What I mean to impress upon you is how a person’s fear of their inability to earn or manage money can become the cause of failure. The problem then becomes of a circular nature, what comes first – the chicken or the egg, if you may. The failure causes the fear of failure, which causes further failure. But since nobody likes to feel like a failure, we come up with all kinds of excuses like “I’m just out of my league,” I’m not smart enough” I’m not liked enough”, or my personal favorite, “I don’t have enough time.” Know this: Your financial success may hinge on your ability to overcome a major fear of failure. You are advised to identify your fears by whatever means necessary, and then to face them. Everyone is afraid, but not everyone is paralyzed into inaction by it. The defining distinction between success and mediocrity is having the courage to act in spite of uncertainty and the fear that comes with it.

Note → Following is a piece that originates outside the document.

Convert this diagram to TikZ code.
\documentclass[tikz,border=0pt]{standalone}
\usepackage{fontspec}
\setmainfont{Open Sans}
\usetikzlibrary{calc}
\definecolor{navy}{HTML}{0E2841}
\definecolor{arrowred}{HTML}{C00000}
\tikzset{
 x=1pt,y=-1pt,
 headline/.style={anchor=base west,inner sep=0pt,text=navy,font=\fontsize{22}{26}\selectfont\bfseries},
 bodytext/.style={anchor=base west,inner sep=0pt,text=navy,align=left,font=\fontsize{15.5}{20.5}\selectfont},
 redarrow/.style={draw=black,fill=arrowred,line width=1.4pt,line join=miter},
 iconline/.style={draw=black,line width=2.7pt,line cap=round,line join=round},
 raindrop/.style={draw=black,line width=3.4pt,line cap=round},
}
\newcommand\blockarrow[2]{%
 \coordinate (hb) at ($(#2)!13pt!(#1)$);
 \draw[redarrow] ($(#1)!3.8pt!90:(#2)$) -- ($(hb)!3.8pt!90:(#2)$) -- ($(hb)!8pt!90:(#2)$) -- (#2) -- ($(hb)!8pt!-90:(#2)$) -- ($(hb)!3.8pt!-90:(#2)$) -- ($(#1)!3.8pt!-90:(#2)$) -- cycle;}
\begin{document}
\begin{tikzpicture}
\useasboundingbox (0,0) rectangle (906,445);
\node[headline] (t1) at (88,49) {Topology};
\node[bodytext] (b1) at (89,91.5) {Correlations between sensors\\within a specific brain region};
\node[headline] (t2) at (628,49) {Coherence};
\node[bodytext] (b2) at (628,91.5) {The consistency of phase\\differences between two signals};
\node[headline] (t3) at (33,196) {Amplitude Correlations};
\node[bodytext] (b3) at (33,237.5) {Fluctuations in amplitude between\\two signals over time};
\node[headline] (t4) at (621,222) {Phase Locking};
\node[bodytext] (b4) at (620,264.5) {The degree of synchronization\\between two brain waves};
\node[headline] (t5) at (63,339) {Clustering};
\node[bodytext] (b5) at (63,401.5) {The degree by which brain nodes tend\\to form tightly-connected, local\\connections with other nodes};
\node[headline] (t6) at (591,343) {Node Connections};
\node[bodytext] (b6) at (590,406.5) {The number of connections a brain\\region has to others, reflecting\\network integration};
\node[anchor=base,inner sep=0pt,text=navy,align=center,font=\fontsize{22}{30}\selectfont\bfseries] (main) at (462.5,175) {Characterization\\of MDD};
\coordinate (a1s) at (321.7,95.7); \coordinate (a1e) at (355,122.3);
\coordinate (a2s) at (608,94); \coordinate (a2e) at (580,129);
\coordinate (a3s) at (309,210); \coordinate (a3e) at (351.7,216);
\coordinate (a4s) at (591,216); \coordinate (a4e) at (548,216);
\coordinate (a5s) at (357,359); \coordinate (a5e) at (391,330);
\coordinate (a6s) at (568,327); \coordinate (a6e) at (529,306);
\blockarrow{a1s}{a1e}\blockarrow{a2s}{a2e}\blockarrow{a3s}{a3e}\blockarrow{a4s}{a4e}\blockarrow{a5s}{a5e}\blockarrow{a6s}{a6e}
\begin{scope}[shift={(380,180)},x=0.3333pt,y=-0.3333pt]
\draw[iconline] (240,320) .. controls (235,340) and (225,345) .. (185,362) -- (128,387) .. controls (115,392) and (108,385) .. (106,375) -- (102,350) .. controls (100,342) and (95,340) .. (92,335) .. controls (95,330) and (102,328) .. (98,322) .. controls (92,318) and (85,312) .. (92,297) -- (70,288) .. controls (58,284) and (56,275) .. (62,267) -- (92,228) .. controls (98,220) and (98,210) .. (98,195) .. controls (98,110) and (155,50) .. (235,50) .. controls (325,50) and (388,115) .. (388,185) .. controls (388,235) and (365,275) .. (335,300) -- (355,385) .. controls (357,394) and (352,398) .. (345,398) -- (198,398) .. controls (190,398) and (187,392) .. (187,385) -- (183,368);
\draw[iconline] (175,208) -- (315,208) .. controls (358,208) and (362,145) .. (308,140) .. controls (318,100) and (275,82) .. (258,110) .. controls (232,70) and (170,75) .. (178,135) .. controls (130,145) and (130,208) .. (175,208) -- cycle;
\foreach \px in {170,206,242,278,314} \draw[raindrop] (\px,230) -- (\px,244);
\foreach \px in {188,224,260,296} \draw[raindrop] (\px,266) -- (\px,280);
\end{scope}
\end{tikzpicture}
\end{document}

“Courage is not the lack of fear. It is acting in spite of it.” -Mark Twain
3. Entitlement mentality causes people to struggle financially
This brings me to the third item on the list -‐‑ entitlement. Entitlement mentality for the “bling-‐‑bling” life style has taken over the entire USA, so it seems. Entitlement drives people to living outside of their means. Every time I pull up to a stop-‐‑light in my beat-‐‑up ten year old Honda Civic, I am certain to see a late model high-‐‑end luxury car or SUV next to me. Those things can easily cost between forty and sixty thousand dollars, or more. I can literally buy several houses for that kind of money. Before I knew anything about money (except for how to spend it), I incorrectly assumed that the owners of these fancy cars were high income earners. I know better now. Chances are, the driver of that Lexus parked next to you borrowed $50,000 from a bank at a payment of $900 per month for the privilege of looking fly. I remember reading in one of Dave Ramsey’s books that “…America is the only place where you can pull into a gas station in a Jaguar and not have any money to fill it up.”

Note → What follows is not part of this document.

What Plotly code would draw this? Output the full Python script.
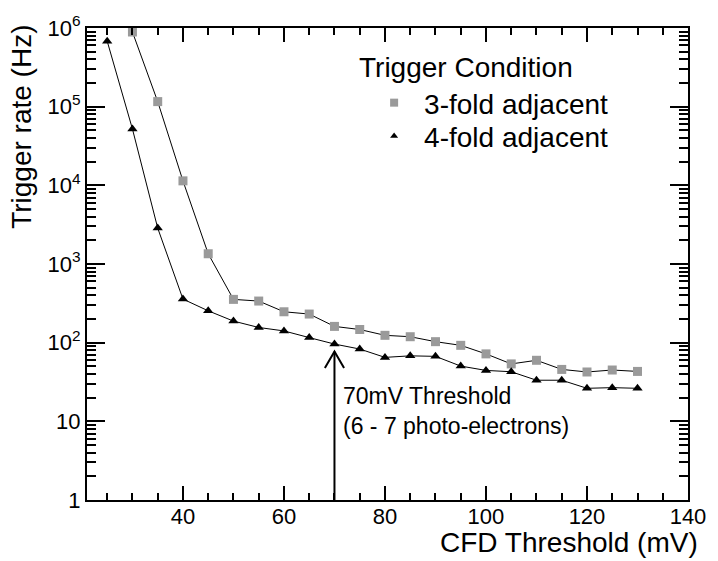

You can likely name your friend or acquaintance that has “keeping up with the Jones” syndrome. Some people are just committed to the attainment of material possessions in spite of their ability to afford them. A swipe of a credit card can keep them in the lifestyle they think they deserve. And why do they think they deserve it? Simple. Why not? It seems that the old American tradition of living frugally and within your means has been tossed out of the mainstream consciousness and replaced with I want it and I want it now.

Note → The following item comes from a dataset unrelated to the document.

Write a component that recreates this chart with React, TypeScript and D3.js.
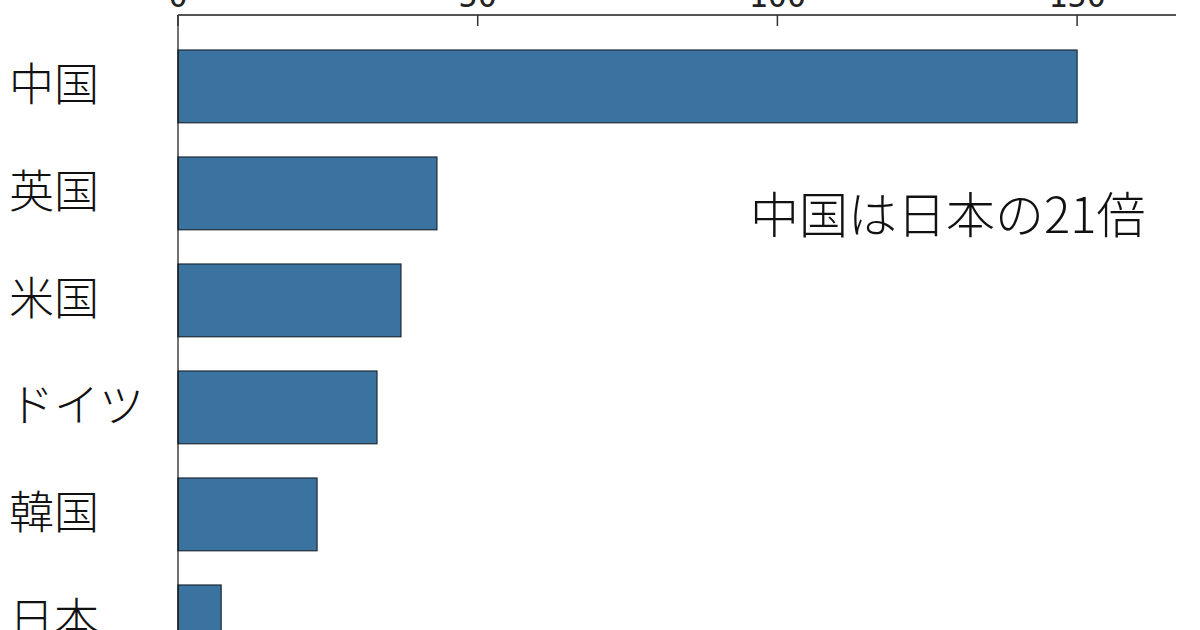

Don’t get me wrong, I completely sympathize with the feeling of wanting to enjoy the finer things in life. But the real trouble here starts when people confuse the attributes of wealth and financial freedom for actual wealth and freedom. I am here to tell you that true wealth, if not inherited, takes time to build. True wealth can be measured not by one’s possessions, but by the duration of time one can continue to uphold their lifestyle if confronted with financial duress.
The entitlement mentality is a reason for financial failure because when people suffer from it, they spend their money on stuff that makes them feel wealthy, instead of saving and investing in order to build true wealth. In summary, your ability to control the need for instant gratification is prerequisite for financial success!